Взаимопроникновение и превращения
Взаимопроникновение и превращения
Подобные формулировки отражают переливающееся многообразие интересов, склонности и аффекты, которые привлекла к себе революционная Россия. Даже политические перебегания в коммунистическую партийную власть были при ближайшем рассмотрении крайне неоднозначными.
Вот, например, Иоганнес Бехер, неудавшийся доброволец[173] на войне в 1914 г., мечтательный германофил и буржуазный декадент. Как писатель он воплотил тенденцию эпохи, утвердившуюся задолго до войны: превращение импрессионизма в экспрессионизм, которое истолковывалось как поворот от Запада к Востоку{1001}. Так, светлая идеальная Пруссия в патриотических гимнах Бехера памяти Клейста (1914) все в большей мере сливалась с мрачной идеальной Россией его гимнов Достоевскому (1916): «Звезда легенды: идея насилия, / Побледневшая, / Окрашенная / В грозовой буре твоих вечных творений»{1002}. В 1917 г. эти отсылки к Достоевскому звучали уже вполне в большевистском духе: «Алёша убивает Бога и восседает над ним. / Он дарует беднякам страну и горностаевую царскую мантию»{1003}. В «Приветствии немецкого писателя Российской Федеративной Советской Республике» (1919) адресат приветствия является в конечном счете мстительницей за поражение Германии: «Поэт приветствует вас — Советская республика. / Разбейте вдребезги западные демократии! / Уже вознесся топор над бычьим затылком Альбиона. / Твоя победа, о Франция, повергнет в прах тебя!»{1004}
Едва ли более однозначный характер имело обращение Эрнста Блоха. Тот, как уже говорилось, будучи еще решительным антиленинцем, выступал за победу Антанты, «которая при всех обстоятельствах ближе стоит к победе любимой Германии, царству глубины, чем торжество Пруссии»{1005}. Но тут всегда присутствовала еще и Россия, «полная крестьян и христианства… и все сны наяву Ивана Карамазова, веровавшего в Бога, но отвергавшего его мир, пронижут, изойдя из России, всю действительность»{1006}. Блох все больше начинал обнаруживать в Советской России подлинное «царство глубины», он говорил о «безумной разновременности страны», в которой желанное «царство третьего Евангелия» постепенно приобретает реальные очертания. «Эта Индия в тумане» призвана снова передать «пустому западному человеку» исконную заряженную хилиазмом религиозность. Здесь «впервые» к власти пришел «Христос как Царь», который призван осуществлять «право силы добра» — и который для Блоха в общих чертах принял теперь образ Ленина, а позднее, конечно, Сталина{1007}[174].

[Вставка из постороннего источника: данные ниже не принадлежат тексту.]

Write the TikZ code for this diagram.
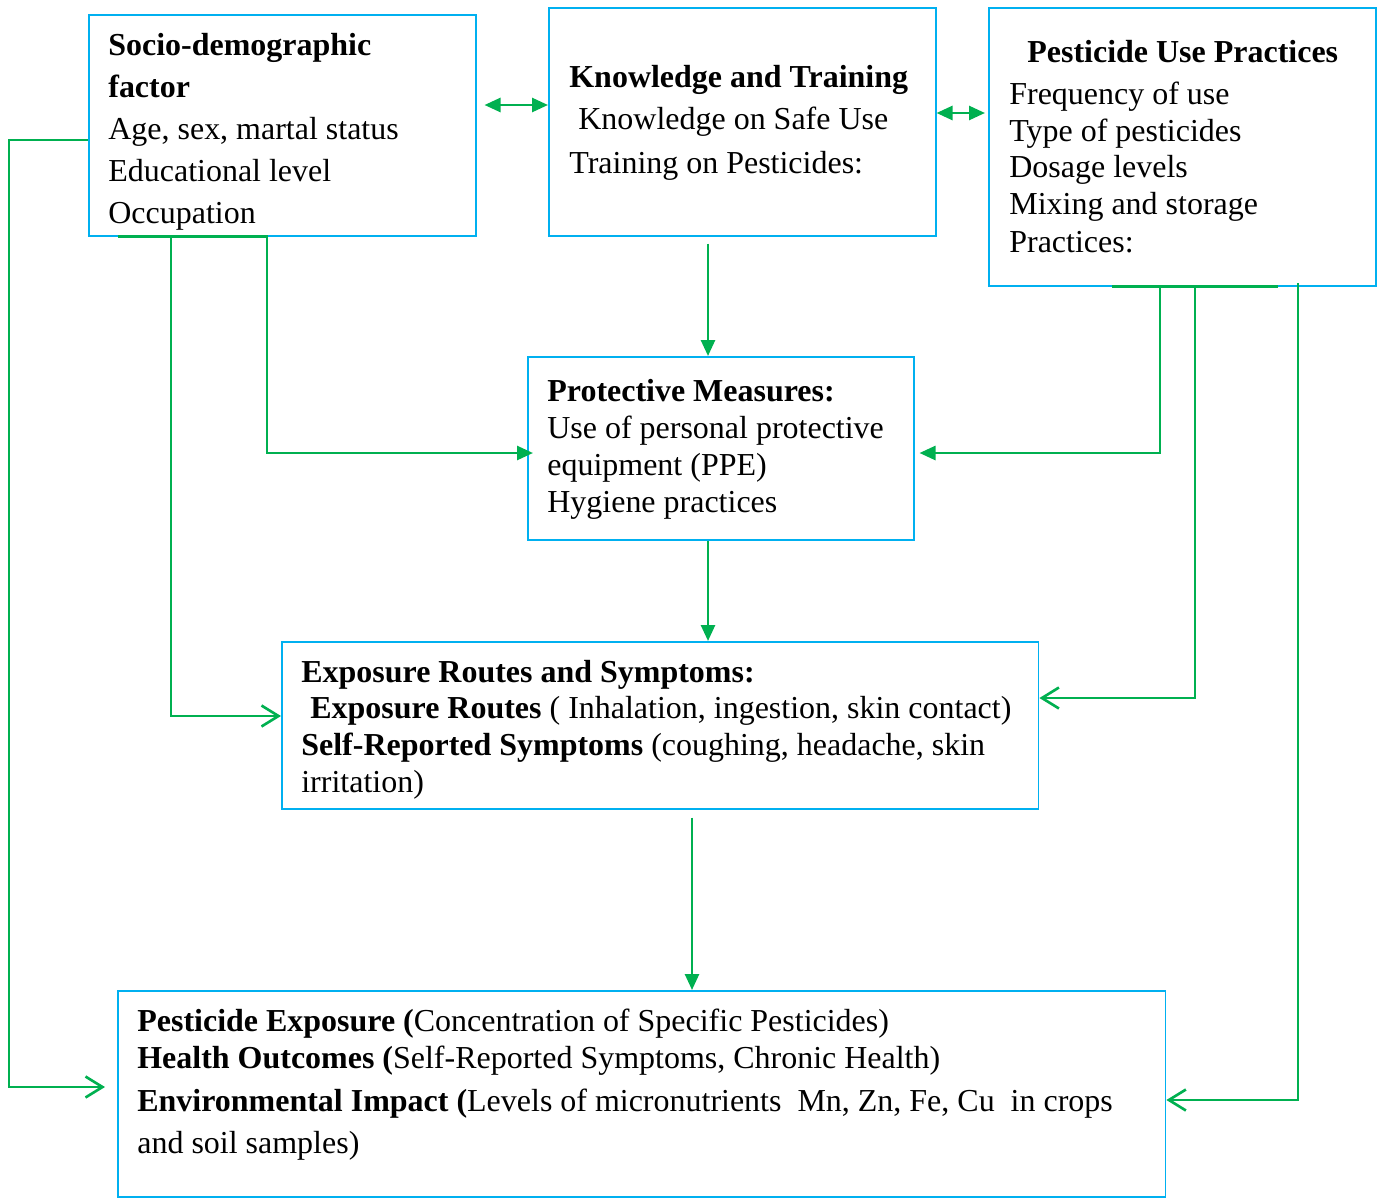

Георг Лукач внезапно резко повернул от философии немецкого идеализма к большевизму через русскую литературу, прежде всего через чтение произведений Толстого и Достоевского, которые в своих персонажах уже предчувствовали появление «нового человека» и пророчески изобразили его. Его ранняя работа — «Теория романа» — завершается утверждением, что роман есть «форма эпохи абсолютной греховности», которую Достоевский единственно верно изобразил и одновременно преодолел: «Он принадлежит новому миру»{1008}. С остроумно-заумным передергиванием Лукач объясняет своему другу-скептику Йожефу Лендьелю (отсылая к «Братьям Карамазовым»): «Мы, коммунисты, подобны Иуде. Наша кровавая работа состоит в распятии Христа… Мы, коммунисты, берем на себя, таким образом, грехи мира, чтобы спасти этим мир»{1009}.
Этому экзистенциальному протовыбору (в том смысле, какой придавал ему Сартр) следовала также его метафизическая конструкция «истории и классовой борьбы» как саморазвития гегелевского мирового духа, который в Марксе впервые пришел к осознанию себя самого и воплотился в созданной Лениным партии пролетариата, пока не явился Сталин как его высшее воплощение. На основе этой более высокой познавательной позиции Лукачу удается всякий раз легитимировать свой выбор, поскольку ведь и «зло» может быть «проводником объективного прогресса», а «деспотия террора» — лишь последней формой «отчуждения», которое уже содержит в себе свое упразднение{1010}.